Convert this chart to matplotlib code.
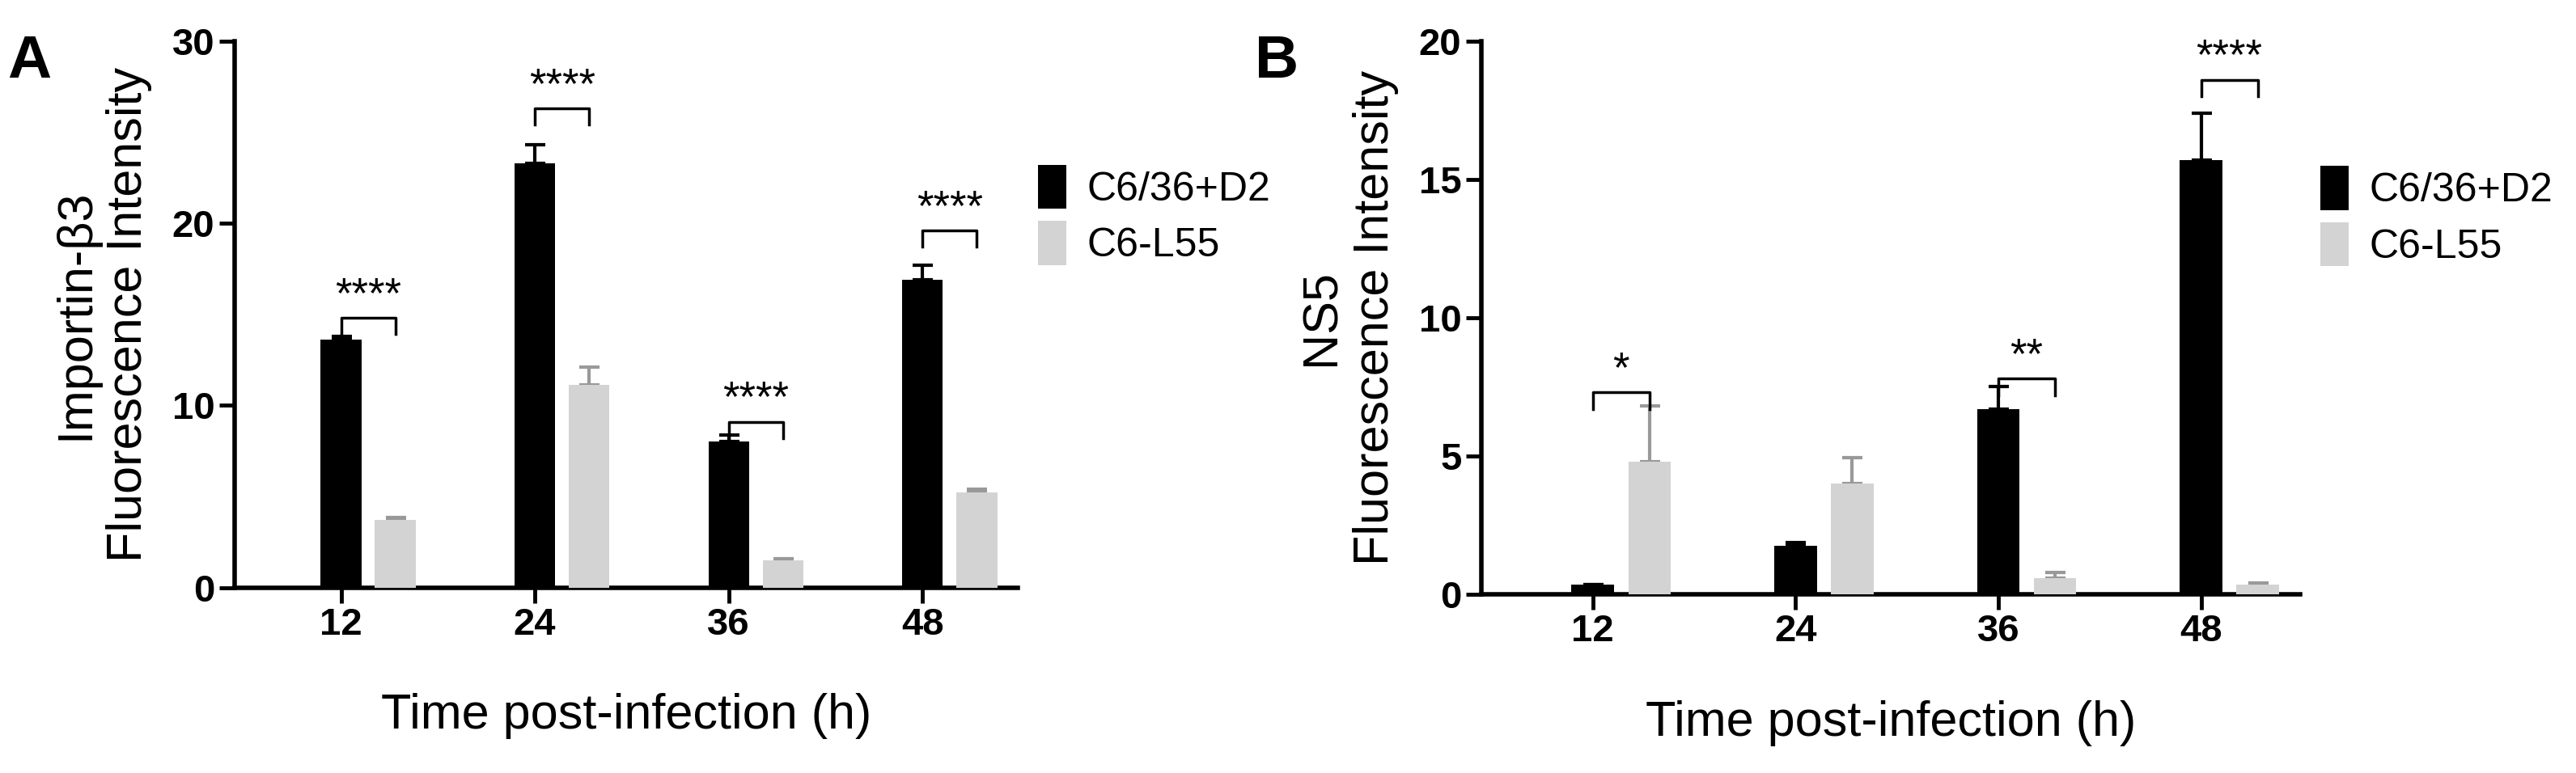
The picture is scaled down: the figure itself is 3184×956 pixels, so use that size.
import matplotlib
matplotlib.use('Agg')
import matplotlib.pyplot as plt
import numpy as np

plt.rcParams['font.family'] = ['Liberation Sans', 'DejaVu Sans']

times = ['12', '24', '36', '48']
labels = ['C6/36+D2', 'C6-L55']

a_d2 = [13.6, 23.3, 8.0, 16.9]
a_d2_err = [0.2, 1.0, 0.35, 0.8]
a_l55 = [3.7, 11.1, 1.5, 5.2]
a_l55_err = [0.12, 1.0, 0.1, 0.2]
a_sig = ['****', '****', '****', '****']
a_sig_y = [14.8, 26.3, 9.1, 19.6]

b_d2 = [0.35, 1.75, 6.7, 15.7]
b_d2_err = [0.0, 0.12, 0.8, 1.7]
b_l55 = [4.8, 4.0, 0.6, 0.35]
b_l55_err = [2.0, 0.95, 0.2, 0.06]
b_sig = ['*', '', '**', '****']
b_sig_y = [7.3, 0, 7.8, 18.6]

fig = plt.figure(figsize=(31.84, 9.56), dpi=100)
axA = fig.add_axes([0.091, 0.24, 0.304, 0.707])
axB = fig.add_axes([0.575, 0.231, 0.318, 0.716])

def panel(ax, d2, d2e, l55, l55e, sig, sig_y, ymax, step, ylabel, letter, span):
    x = np.arange(len(times))
    w = 0.21
    off = 0.28
    ax.bar(x, d2, w, color='black', label=labels[0], zorder=3)
    ax.bar(x + off, l55, w, color='#d3d3d3', label=labels[1], zorder=3)
    ax.errorbar(x, d2, yerr=[np.zeros(4), d2e], fmt='none', ecolor='black', capsize=9, elinewidth=3, capthick=3, zorder=2)
    ax.errorbar(x + off, l55, yerr=[np.zeros(4), l55e], fmt='none', ecolor='#999999', capsize=9, elinewidth=3, capthick=3, zorder=2)
    h = ymax * 0.03
    for xi, s, y in zip(x, sig, sig_y):
        if not s:
            continue
        ax.plot([xi, xi, xi + off, xi + off], [y - h, y, y, y - h], color='black', lw=2.5)
        ax.text(xi + off / 2, y + ymax * 0.003, s, ha='center', va='bottom', fontsize=38)
    ax.set_xlim(-0.55, 3.49)
    ax.set_ylim(0, ymax)
    ax.set_yticks(np.arange(0, ymax + 0.1, step))
    ax.set_xticks(x)
    ax.set_xticklabels(times, fontweight='bold')
    ax.tick_params(labelsize=34, width=3.5, length=14)
    for t in ax.get_yticklabels():
        t.set_fontweight('bold')
    ax.spines['top'].set_visible(False)
    ax.spines['right'].set_visible(False)
    ax.spines['left'].set_linewidth(4)
    ax.spines['bottom'].set_linewidth(4)
    ax.set_ylabel(ylabel, fontsize=44, labelpad=18)
    ax.set_xlabel('Time post-infection (h)', fontsize=44, labelpad=45)
    ax.legend(loc='upper left', bbox_to_anchor=(span, 0.84), frameon=False, fontsize=36,
              handlelength=0.7, handleheight=1.3, handletextpad=0.5, labelspacing=0.3)
    fig.text(ax.get_position().x0 - 0.088, 0.90, letter, fontsize=54, fontweight='bold')

panel(axA, a_d2, a_d2_err, a_l55, a_l55_err, a_sig, a_sig_y, 30, 10,
      'Importin-β3\nFluorescence Intensity', 'A', 0.98)
panel(axB, b_d2, b_d2_err, b_l55, b_l55_err, b_sig, b_sig_y, 20, 5,
      'NS5\nFluorescence Intensity', 'B', 0.98)

fig.savefig('out.png', dpi=100)
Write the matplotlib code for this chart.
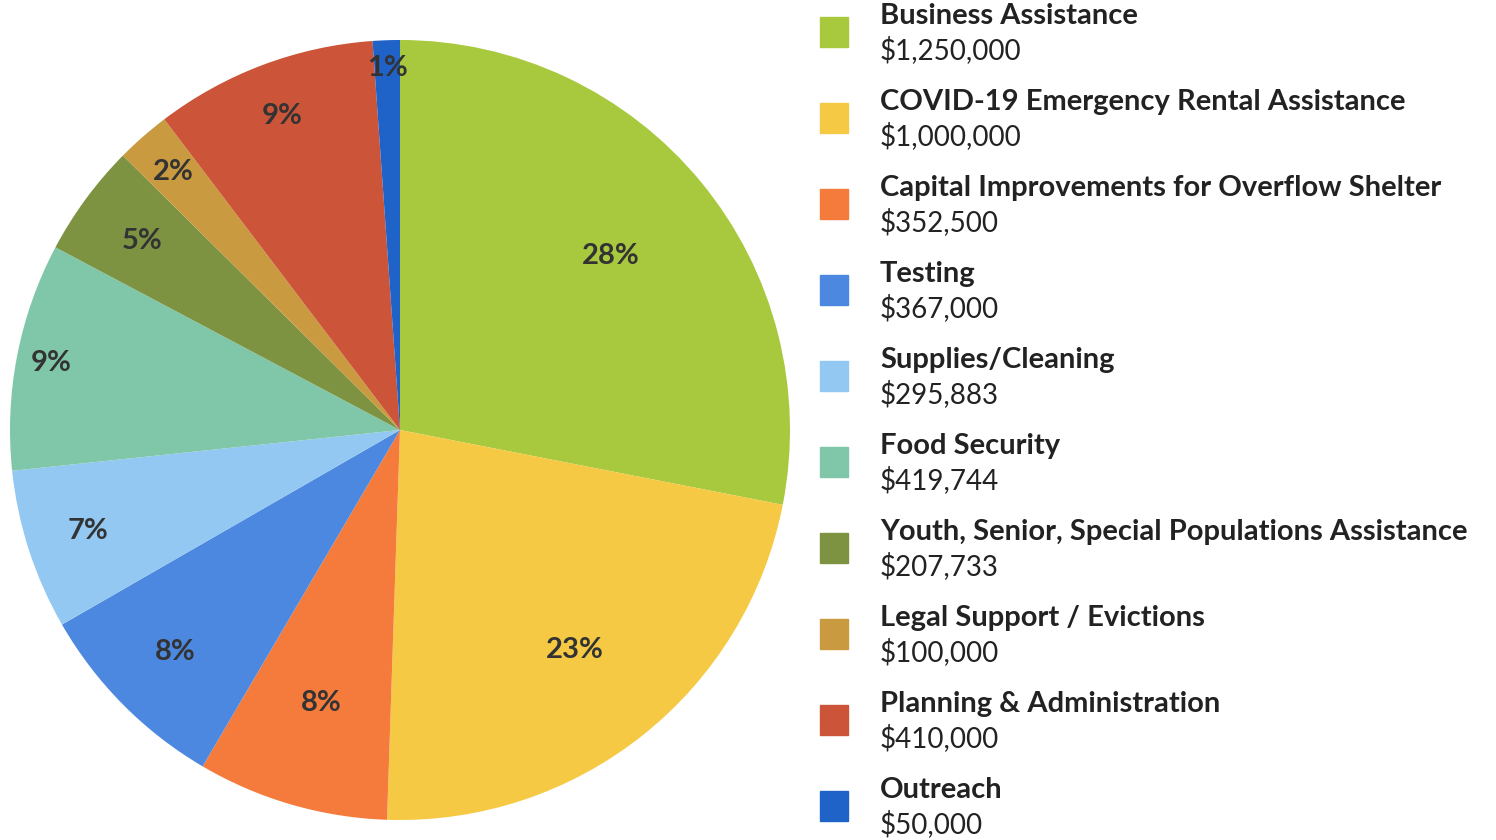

------------------------------------------------------------------------

**Exercise goal**
Go through the records and pull out each line that includes the word "chart".

**Written solution**
Convert this chart to matplotlib code.
Write the matplotlib code for this chart.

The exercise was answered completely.